### Directive
Leave out any picture and return the remaining listing below exactly as given.

### Given data

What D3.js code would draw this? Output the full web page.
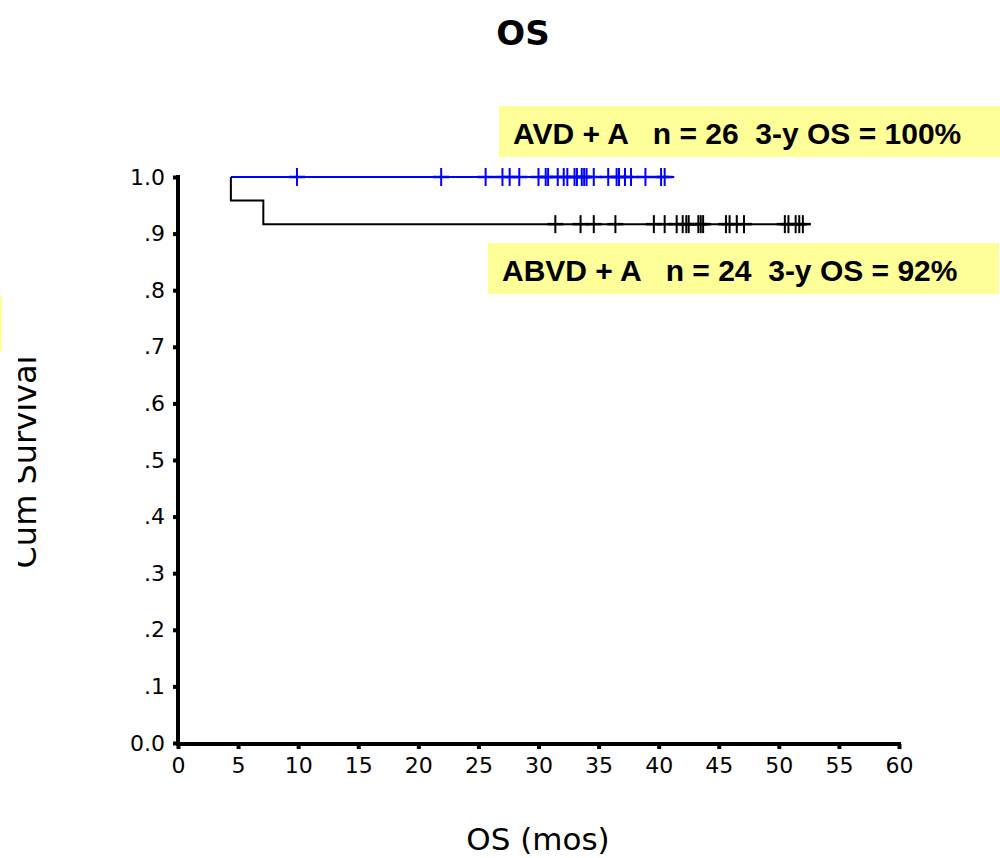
<!DOCTYPE html>
<html>
<head>
<meta charset="utf-8">
<script src="https://cdn.jsdelivr.net/npm/d3@7"></script>
<style>
  html, body { margin: 0; padding: 0; background: #fff; }
  svg { display: block; }
</style>
</head>
<body>
<svg id="chart" width="1000" height="858"></svg>
<script>
// Kaplan–Meier overall survival, two treatment arms
const xTicks = [0, 5, 10, 15, 20, 25, 30, 35, 40, 45, 50, 55, 60];
const yTicks = [0, 0.1, 0.2, 0.3, 0.4, 0.5, 0.6, 0.7, 0.8, 0.9, 1.0];
const yTickLabels = ["0.0", ".1", ".2", ".3", ".4", ".5", ".6", ".7", ".8", ".9", "1.0"];

// AVD + A: no events, censored follow-up times (months)
const avdSteps = [[4.4, 1.0], [41.3, 1.0]];
const avdCensored = [9.9, 21.9, 25.6, 27.0, 27.6, 28.4, 30.0, 30.6, 30.8, 31.6, 32.1, 32.4,
  33.0, 33.2, 33.6, 33.8, 34.0, 34.6, 35.8, 36.5, 36.7, 37.2, 37.7, 38.9, 40.2, 40.5];

// ABVD + A: two deaths, then censored follow-up
const abvdSteps = [[4.4, 1.0], [4.4, 0.9583], [7.1, 0.9583], [7.1, 0.9167], [52.2, 0.9167]];
const abvdCensored = [31.4, 33.5, 34.6, 36.4, 39.6, 40.5, 41.5, 42.0, 42.3, 42.5, 43.3, 43.5,
  43.7, 45.6, 45.9, 46.5, 47.1, 50.5, 50.8, 51.4, 51.7, 52.0];

const legendLabels = ["AVD + A   n = 26  3-y OS = 100%", "ABVD + A   n = 24  3-y OS = 92%"];

const svg = d3.select("#chart");
const x = d3.scaleLinear().domain([0, 60]).range([178, 899]);
const y = d3.scaleLinear().domain([0, 1]).range([743, 177]);

// Title
svg.append("text").attr("x", 523).attr("y", 45).attr("text-anchor", "middle")
  .attr("font-family", "DejaVu Sans, Verdana, sans-serif").attr("font-weight", "bold")
  .attr("font-size", 34).text("OS");

// Axes
const xAxis = svg.append("g").attr("transform", "translate(0,744)")
  .call(d3.axisBottom(x).tickValues(xTicks).tickSize(5).tickPadding(8).tickFormat(d3.format("d")));
const yAxis = svg.append("g").attr("transform", "translate(178,0)")
  .call(d3.axisLeft(y).tickValues(yTicks).tickSize(5).tickPadding(8)
    .tickFormat((d, i) => yTickLabels[i]));
[xAxis, yAxis].forEach(g => {
  g.select(".domain").attr("stroke", "#000").attr("stroke-width", 4)
    .attr("stroke-linecap", "square");
  g.selectAll(".tick line").attr("stroke", "#000").attr("stroke-width", 4);
  g.selectAll(".tick text").attr("font-family", "DejaVu Sans, Verdana, sans-serif")
    .attr("font-size", 22).attr("fill", "#000");
});
xAxis.select(".domain").attr("d", `M${x(0)},0H${x(60)}`);
yAxis.select(".domain").attr("d", `M0,${y(1)}V${y(0) + 1}`);

// Axis titles
svg.append("text").attr("x", 538).attr("y", 850).attr("text-anchor", "middle")
  .attr("font-family", "DejaVu Sans, Verdana, sans-serif").attr("font-size", 31)
  .text("OS (mos)");
svg.append("clipPath").attr("id", "ytitle-clip")
  .append("rect").attr("x", 18).attr("y", 0).attr("width", 100).attr("height", 858);
svg.append("g").attr("clip-path", "url(#ytitle-clip)")
  .append("text")
  .attr("transform", "translate(36,462) rotate(-90)").attr("text-anchor", "middle")
  .attr("font-family", "DejaVu Sans, Verdana, sans-serif").attr("font-size", 32)
  .text("Cum Survival");

// Yellow sliver at left edge
svg.append("rect").attr("x", -10).attr("y", 296).attr("width", 12).attr("height", 55)
  .attr("fill", "#ffff99");

// Survival curves
const line = d3.line().x(d => x(d[0])).y(d => y(d[1])).curve(d3.curveStepAfter);
function drawArm(steps, censored, color) {
  svg.append("path").datum(steps).attr("d", line).attr("fill", "none")
    .attr("stroke", color).attr("stroke-width", 2);
  const lvl = steps[steps.length - 1][1];
  const g = svg.append("g").attr("stroke", color).attr("stroke-width", 2);
  g.selectAll("line.v").data(censored).join("line").attr("class", "v")
    .attr("x1", d => x(d)).attr("x2", d => x(d))
    .attr("y1", y(lvl) - 9).attr("y2", y(lvl) + 9);
  g.selectAll("line.h").data(censored).join("line").attr("class", "h")
    .attr("x1", d => x(d) - 8).attr("x2", d => x(d) + 8)
    .attr("y1", y(lvl)).attr("y2", y(lvl)).attr("stroke-width", 2.5);
}
drawArm(abvdSteps, abvdCensored, "#000");
drawArm(avdSteps, avdCensored, "#0000ff");

// Legend boxes
const legendBoxes = [
  { x: 499, y: 106, w: 501, h: 51, tx: 513, ty: 144 },
  { x: 488, y: 243, w: 511, h: 51, tx: 502, ty: 281 }
];
legendBoxes.forEach((b, i) => {
  svg.append("rect").attr("x", b.x).attr("y", b.y).attr("width", b.w).attr("height", b.h)
    .attr("fill", "#ffff99");
  svg.append("text").attr("x", b.tx).attr("y", b.ty)
    .attr("font-family", "Liberation Sans, Arial, sans-serif").attr("font-weight", "bold")
    .attr("font-size", 30).attr("xml:space", "preserve").style("white-space", "pre")
    .text(legendLabels[i]);
});
</script>
</body>
</html>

### Output of the exercise
What D3.js code would draw this? Output the full web page.
<!DOCTYPE html>
<html>
<head>
<meta charset="utf-8">
<script src="https://cdn.jsdelivr.net/npm/d3@7"></script>
<style>
  html, body { margin: 0; padding: 0; background: #fff; }
  svg { display: block; }
</style>
</head>
<body>
<svg id="chart" width="1000" height="858"></svg>
<script>
// Kaplan–Meier overall survival, two treatment arms
const xTicks = [0, 5, 10, 15, 20, 25, 30, 35, 40, 45, 50, 55, 60];
const yTicks = [0, 0.1, 0.2, 0.3, 0.4, 0.5, 0.6, 0.7, 0.8, 0.9, 1.0];
const yTickLabels = ["0.0", ".1", ".2", ".3", ".4", ".5", ".6", ".7", ".8", ".9", "1.0"];

// AVD + A: no events, censored follow-up times (months)
const avdSteps = [[4.4, 1.0], [41.3, 1.0]];
const avdCensored = [9.9, 21.9, 25.6, 27.0, 27.6, 28.4, 30.0, 30.6, 30.8, 31.6, 32.1, 32.4,
  33.0, 33.2, 33.6, 33.8, 34.0, 34.6, 35.8, 36.5, 36.7, 37.2, 37.7, 38.9, 40.2, 40.5];

// ABVD + A: two deaths, then censored follow-up
const abvdSteps = [[4.4, 1.0], [4.4, 0.9583], [7.1, 0.9583], [7.1, 0.9167], [52.2, 0.9167]];
const abvdCensored = [31.4, 33.5, 34.6, 36.4, 39.6, 40.5, 41.5, 42.0, 42.3, 42.5, 43.3, 43.5,
  43.7, 45.6, 45.9, 46.5, 47.1, 50.5, 50.8, 51.4, 51.7, 52.0];

const legendLabels = ["AVD + A   n = 26  3-y OS = 100%", "ABVD + A   n = 24  3-y OS = 92%"];

const svg = d3.select("#chart");
const x = d3.scaleLinear().domain([0, 60]).range([178, 899]);
const y = d3.scaleLinear().domain([0, 1]).range([743, 177]);

// Title
svg.append("text").attr("x", 523).attr("y", 45).attr("text-anchor", "middle")
  .attr("font-family", "DejaVu Sans, Verdana, sans-serif").attr("font-weight", "bold")
  .attr("font-size", 34).text("OS");

// Axes
const xAxis = svg.append("g").attr("transform", "translate(0,744)")
  .call(d3.axisBottom(x).tickValues(xTicks).tickSize(5).tickPadding(8).tickFormat(d3.format("d")));
const yAxis = svg.append("g").attr("transform", "translate(178,0)")
  .call(d3.axisLeft(y).tickValues(yTicks).tickSize(5).tickPadding(8)
    .tickFormat((d, i) => yTickLabels[i]));
[xAxis, yAxis].forEach(g => {
  g.select(".domain").attr("stroke", "#000").attr("stroke-width", 4)
    .attr("stroke-linecap", "square");
  g.selectAll(".tick line").attr("stroke", "#000").attr("stroke-width", 4);
  g.selectAll(".tick text").attr("font-family", "DejaVu Sans, Verdana, sans-serif")
    .attr("font-size", 22).attr("fill", "#000");
});
xAxis.select(".domain").attr("d", `M${x(0)},0H${x(60)}`);
yAxis.select(".domain").attr("d", `M0,${y(1)}V${y(0) + 1}`);

// Axis titles
svg.append("text").attr("x", 538).attr("y", 850).attr("text-anchor", "middle")
  .attr("font-family", "DejaVu Sans, Verdana, sans-serif").attr("font-size", 31)
  .text("OS (mos)");
svg.append("clipPath").attr("id", "ytitle-clip")
  .append("rect").attr("x", 18).attr("y", 0).attr("width", 100).attr("height", 858);
svg.append("g").attr("clip-path", "url(#ytitle-clip)")
  .append("text")
  .attr("transform", "translate(36,462) rotate(-90)").attr("text-anchor", "middle")
  .attr("font-family", "DejaVu Sans, Verdana, sans-serif").attr("font-size", 32)
  .text("Cum Survival");

// Yellow sliver at left edge
svg.append("rect").attr("x", -10).attr("y", 296).attr("width", 12).attr("height", 55)
  .attr("fill", "#ffff99");

// Survival curves
const line = d3.line().x(d => x(d[0])).y(d => y(d[1])).curve(d3.curveStepAfter);
function drawArm(steps, censored, color) {
  svg.append("path").datum(steps).attr("d", line).attr("fill", "none")
    .attr("stroke", color).attr("stroke-width", 2);
  const lvl = steps[steps.length - 1][1];
  const g = svg.append("g").attr("stroke", color).attr("stroke-width", 2);
  g.selectAll("line.v").data(censored).join("line").attr("class", "v")
    .attr("x1", d => x(d)).attr("x2", d => x(d))
    .attr("y1", y(lvl) - 9).attr("y2", y(lvl) + 9);
  g.selectAll("line.h").data(censored).join("line").attr("class", "h")
    .attr("x1", d => x(d) - 8).attr("x2", d => x(d) + 8)
    .attr("y1", y(lvl)).attr("y2", y(lvl)).attr("stroke-width", 2.5);
}
drawArm(abvdSteps, abvdCensored, "#000");
drawArm(avdSteps, avdCensored, "#0000ff");

// Legend boxes
const legendBoxes = [
  { x: 499, y: 106, w: 501, h: 51, tx: 513, ty: 144 },
  { x: 488, y: 243, w: 511, h: 51, tx: 502, ty: 281 }
];
legendBoxes.forEach((b, i) => {
  svg.append("rect").attr("x", b.x).attr("y", b.y).attr("width", b.w).attr("height", b.h)
    .attr("fill", "#ffff99");
  svg.append("text").attr("x", b.tx).attr("y", b.ty)
    .attr("font-family", "Liberation Sans, Arial, sans-serif").attr("font-weight", "bold")
    .attr("font-size", 30).attr("xml:space", "preserve").style("white-space", "pre")
    .text(legendLabels[i]);
});
</script>
</body>
</html>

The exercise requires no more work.